**** THE DATA

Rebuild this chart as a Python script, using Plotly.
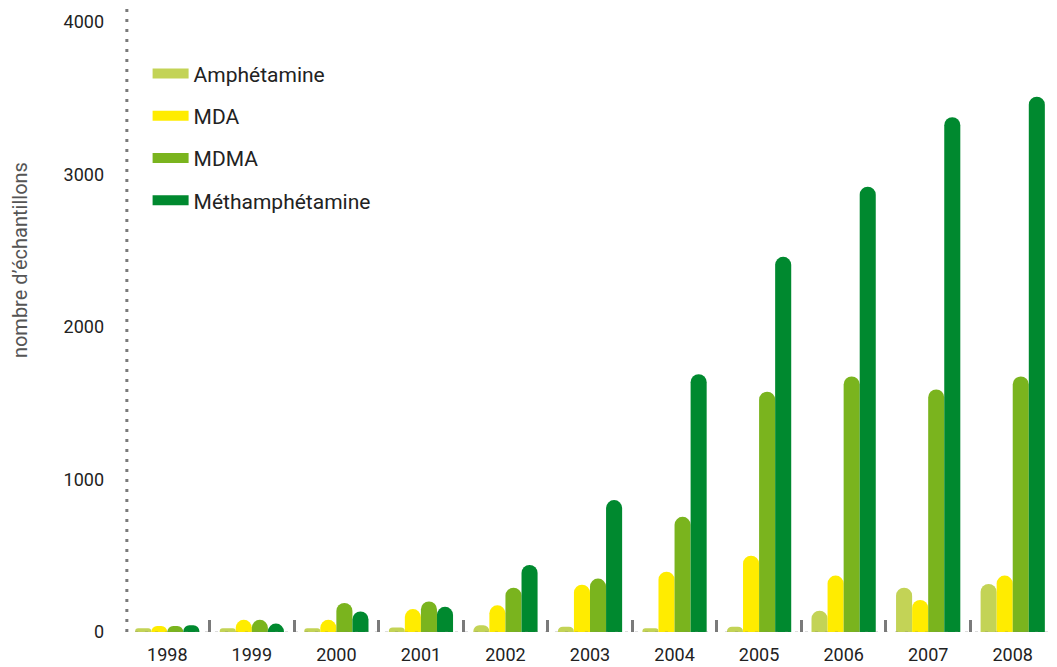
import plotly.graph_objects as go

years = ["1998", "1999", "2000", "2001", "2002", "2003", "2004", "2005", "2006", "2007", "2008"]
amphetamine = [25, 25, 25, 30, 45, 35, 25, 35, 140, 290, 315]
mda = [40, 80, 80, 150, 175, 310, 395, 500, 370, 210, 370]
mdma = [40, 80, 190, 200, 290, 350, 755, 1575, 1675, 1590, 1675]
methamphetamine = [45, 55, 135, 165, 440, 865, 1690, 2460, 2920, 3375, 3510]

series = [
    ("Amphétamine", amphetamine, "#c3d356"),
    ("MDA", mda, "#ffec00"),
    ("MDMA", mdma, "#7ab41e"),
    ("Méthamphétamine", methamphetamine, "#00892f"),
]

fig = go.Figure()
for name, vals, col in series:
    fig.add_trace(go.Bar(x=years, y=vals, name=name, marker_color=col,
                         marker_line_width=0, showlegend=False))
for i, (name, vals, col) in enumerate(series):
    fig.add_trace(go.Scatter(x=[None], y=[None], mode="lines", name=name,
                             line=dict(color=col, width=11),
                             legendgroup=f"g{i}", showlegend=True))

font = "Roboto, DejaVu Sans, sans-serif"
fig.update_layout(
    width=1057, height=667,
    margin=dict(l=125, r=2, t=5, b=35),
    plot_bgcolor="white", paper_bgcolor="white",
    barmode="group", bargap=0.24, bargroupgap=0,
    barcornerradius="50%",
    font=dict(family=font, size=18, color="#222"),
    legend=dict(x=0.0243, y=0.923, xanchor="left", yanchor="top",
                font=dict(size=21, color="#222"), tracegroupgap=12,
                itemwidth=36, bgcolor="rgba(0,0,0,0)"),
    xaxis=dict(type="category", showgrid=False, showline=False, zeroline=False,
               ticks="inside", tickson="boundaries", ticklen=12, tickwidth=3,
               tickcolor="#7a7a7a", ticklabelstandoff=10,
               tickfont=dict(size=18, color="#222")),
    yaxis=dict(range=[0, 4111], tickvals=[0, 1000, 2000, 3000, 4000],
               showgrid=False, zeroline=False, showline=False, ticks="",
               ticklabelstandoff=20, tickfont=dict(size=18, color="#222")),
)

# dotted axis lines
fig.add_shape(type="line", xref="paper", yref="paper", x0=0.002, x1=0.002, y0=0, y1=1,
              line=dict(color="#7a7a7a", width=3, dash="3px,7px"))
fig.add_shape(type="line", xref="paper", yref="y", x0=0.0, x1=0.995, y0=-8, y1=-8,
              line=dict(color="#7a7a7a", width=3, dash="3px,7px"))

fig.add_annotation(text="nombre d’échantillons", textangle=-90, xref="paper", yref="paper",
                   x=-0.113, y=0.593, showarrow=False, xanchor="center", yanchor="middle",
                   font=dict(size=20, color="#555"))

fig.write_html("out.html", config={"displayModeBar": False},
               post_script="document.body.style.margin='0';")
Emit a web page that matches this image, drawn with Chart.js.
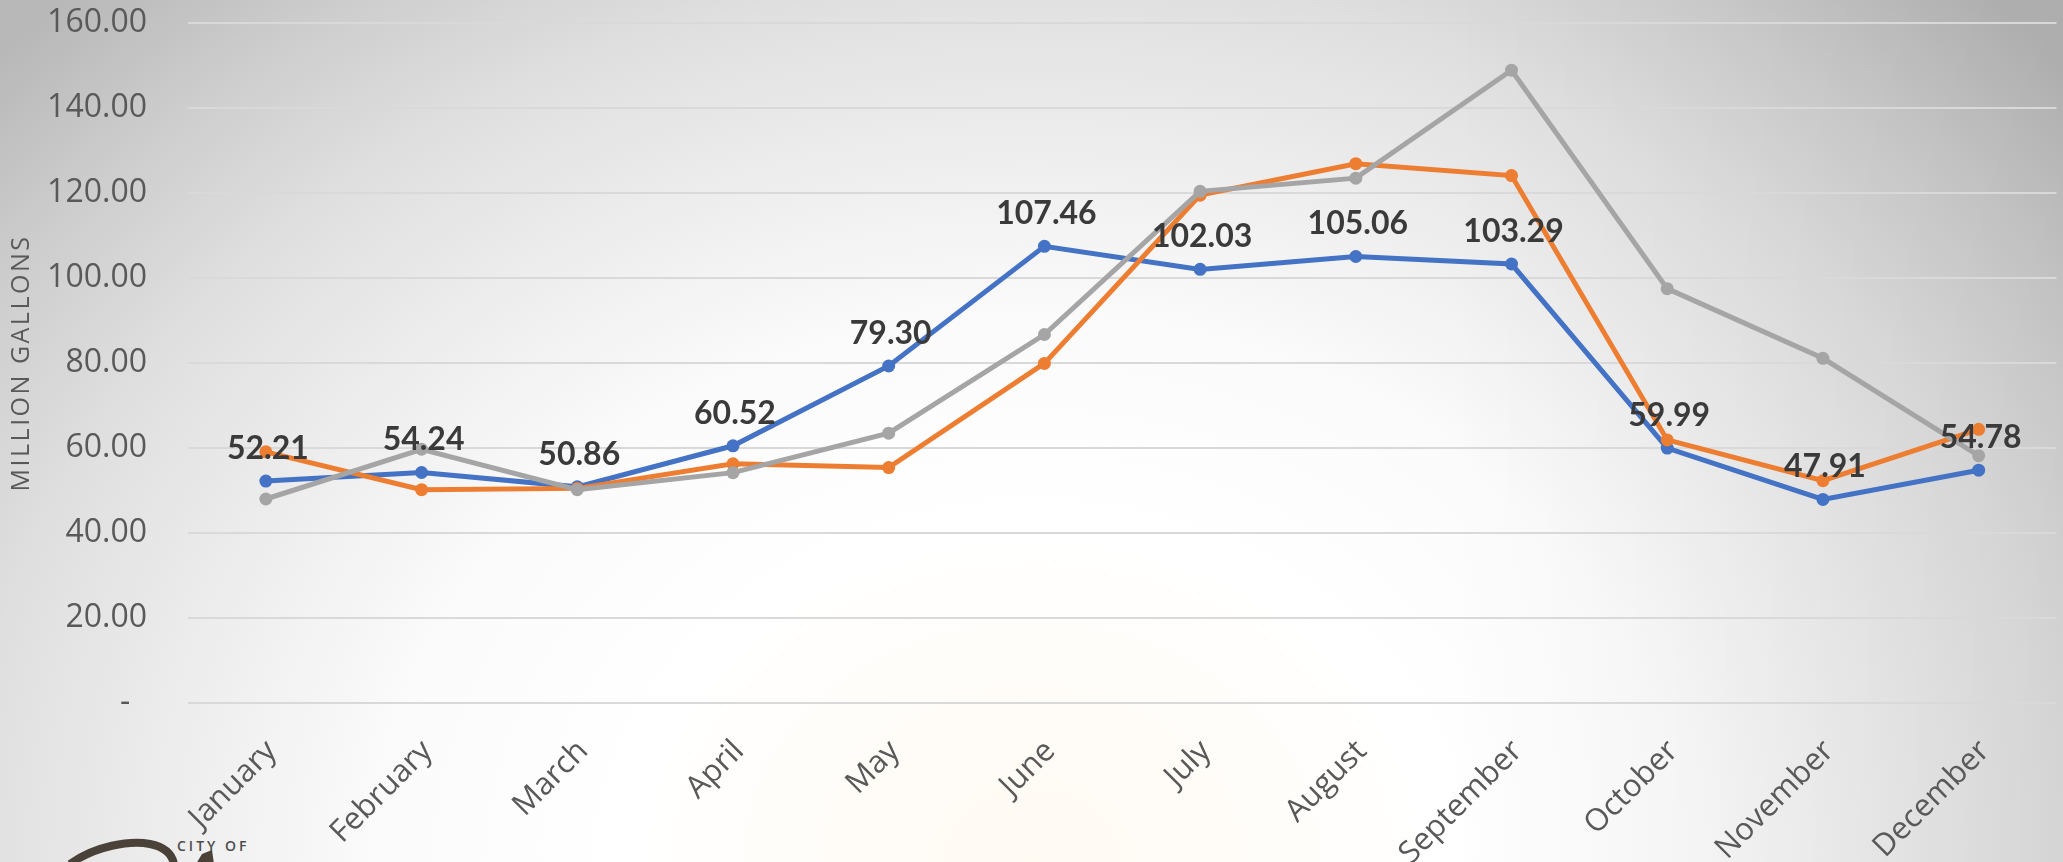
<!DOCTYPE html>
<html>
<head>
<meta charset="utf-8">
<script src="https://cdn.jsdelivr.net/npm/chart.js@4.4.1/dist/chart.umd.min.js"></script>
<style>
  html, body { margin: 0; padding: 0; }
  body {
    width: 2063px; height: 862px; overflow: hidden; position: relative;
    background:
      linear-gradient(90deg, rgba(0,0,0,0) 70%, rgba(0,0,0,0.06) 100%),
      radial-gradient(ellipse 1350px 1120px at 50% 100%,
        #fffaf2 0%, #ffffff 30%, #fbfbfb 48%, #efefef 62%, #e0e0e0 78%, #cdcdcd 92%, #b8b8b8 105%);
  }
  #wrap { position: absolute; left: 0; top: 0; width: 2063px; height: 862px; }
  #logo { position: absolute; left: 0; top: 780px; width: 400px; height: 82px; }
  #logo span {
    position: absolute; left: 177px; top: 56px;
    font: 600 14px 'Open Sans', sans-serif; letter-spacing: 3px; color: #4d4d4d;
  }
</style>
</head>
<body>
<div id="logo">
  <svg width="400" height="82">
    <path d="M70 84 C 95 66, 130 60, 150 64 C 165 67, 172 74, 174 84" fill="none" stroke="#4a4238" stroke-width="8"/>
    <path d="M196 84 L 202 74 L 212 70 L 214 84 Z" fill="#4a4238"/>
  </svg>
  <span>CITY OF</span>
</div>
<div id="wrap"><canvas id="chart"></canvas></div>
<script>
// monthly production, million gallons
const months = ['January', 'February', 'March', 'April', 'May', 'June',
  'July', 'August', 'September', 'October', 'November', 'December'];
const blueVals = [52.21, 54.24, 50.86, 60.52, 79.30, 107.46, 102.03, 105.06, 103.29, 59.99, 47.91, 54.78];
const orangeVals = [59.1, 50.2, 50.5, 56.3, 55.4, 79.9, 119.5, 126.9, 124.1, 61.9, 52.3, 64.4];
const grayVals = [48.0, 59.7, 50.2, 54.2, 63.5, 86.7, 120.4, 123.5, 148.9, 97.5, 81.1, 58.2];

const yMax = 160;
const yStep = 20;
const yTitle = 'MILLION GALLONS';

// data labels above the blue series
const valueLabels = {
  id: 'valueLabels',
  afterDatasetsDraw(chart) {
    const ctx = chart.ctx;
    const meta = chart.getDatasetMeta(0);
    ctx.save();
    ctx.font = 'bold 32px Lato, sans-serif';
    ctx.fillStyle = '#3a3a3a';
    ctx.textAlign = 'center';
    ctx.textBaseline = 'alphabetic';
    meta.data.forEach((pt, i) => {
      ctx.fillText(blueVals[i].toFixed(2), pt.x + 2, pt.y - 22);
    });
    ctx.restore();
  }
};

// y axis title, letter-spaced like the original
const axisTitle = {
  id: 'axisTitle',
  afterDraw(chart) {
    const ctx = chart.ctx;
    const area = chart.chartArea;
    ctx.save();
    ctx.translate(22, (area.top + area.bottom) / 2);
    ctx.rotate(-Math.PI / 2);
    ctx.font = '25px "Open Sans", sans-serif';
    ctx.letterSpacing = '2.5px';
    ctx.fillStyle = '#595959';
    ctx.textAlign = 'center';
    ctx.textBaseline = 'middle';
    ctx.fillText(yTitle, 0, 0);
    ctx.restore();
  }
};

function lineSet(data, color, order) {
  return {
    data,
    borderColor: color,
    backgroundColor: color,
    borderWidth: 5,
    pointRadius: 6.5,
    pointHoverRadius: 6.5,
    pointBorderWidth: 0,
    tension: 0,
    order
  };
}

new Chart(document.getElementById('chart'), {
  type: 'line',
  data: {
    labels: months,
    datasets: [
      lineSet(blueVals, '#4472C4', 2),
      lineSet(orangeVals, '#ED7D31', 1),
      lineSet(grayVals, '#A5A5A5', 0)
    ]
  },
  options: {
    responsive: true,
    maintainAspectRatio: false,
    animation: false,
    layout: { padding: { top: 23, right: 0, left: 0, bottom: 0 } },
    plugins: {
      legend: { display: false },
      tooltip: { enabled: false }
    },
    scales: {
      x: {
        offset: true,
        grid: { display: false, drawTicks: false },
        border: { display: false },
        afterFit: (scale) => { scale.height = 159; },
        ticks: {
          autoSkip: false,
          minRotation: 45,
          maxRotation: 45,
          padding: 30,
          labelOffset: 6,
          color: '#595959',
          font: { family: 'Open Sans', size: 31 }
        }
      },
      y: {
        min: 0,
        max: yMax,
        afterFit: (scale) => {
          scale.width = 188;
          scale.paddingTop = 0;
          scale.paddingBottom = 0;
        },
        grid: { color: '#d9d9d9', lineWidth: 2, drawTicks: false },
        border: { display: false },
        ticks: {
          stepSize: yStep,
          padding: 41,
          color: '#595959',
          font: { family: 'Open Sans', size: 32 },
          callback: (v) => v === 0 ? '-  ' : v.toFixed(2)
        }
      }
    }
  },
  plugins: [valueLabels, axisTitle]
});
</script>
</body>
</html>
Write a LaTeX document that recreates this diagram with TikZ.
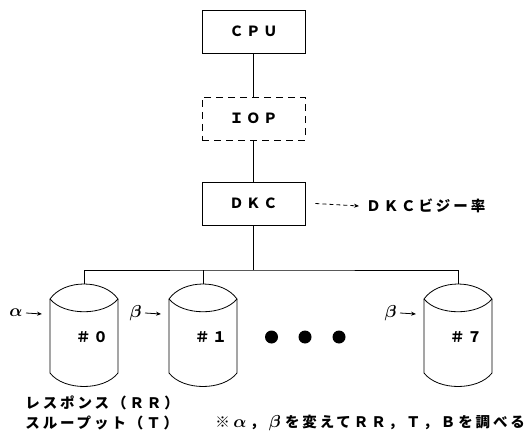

********

TASK DESCRIPTION:
Repeat the lines of the listing above verbatim, beginning at its first line and ending at the line containing "import plotly.graph_objects as go", which is included. Omit pictures.

THE COMPLETED TASK:
Rebuild this chart as a Python script, using Plotly.
import plotly.graph_objects as go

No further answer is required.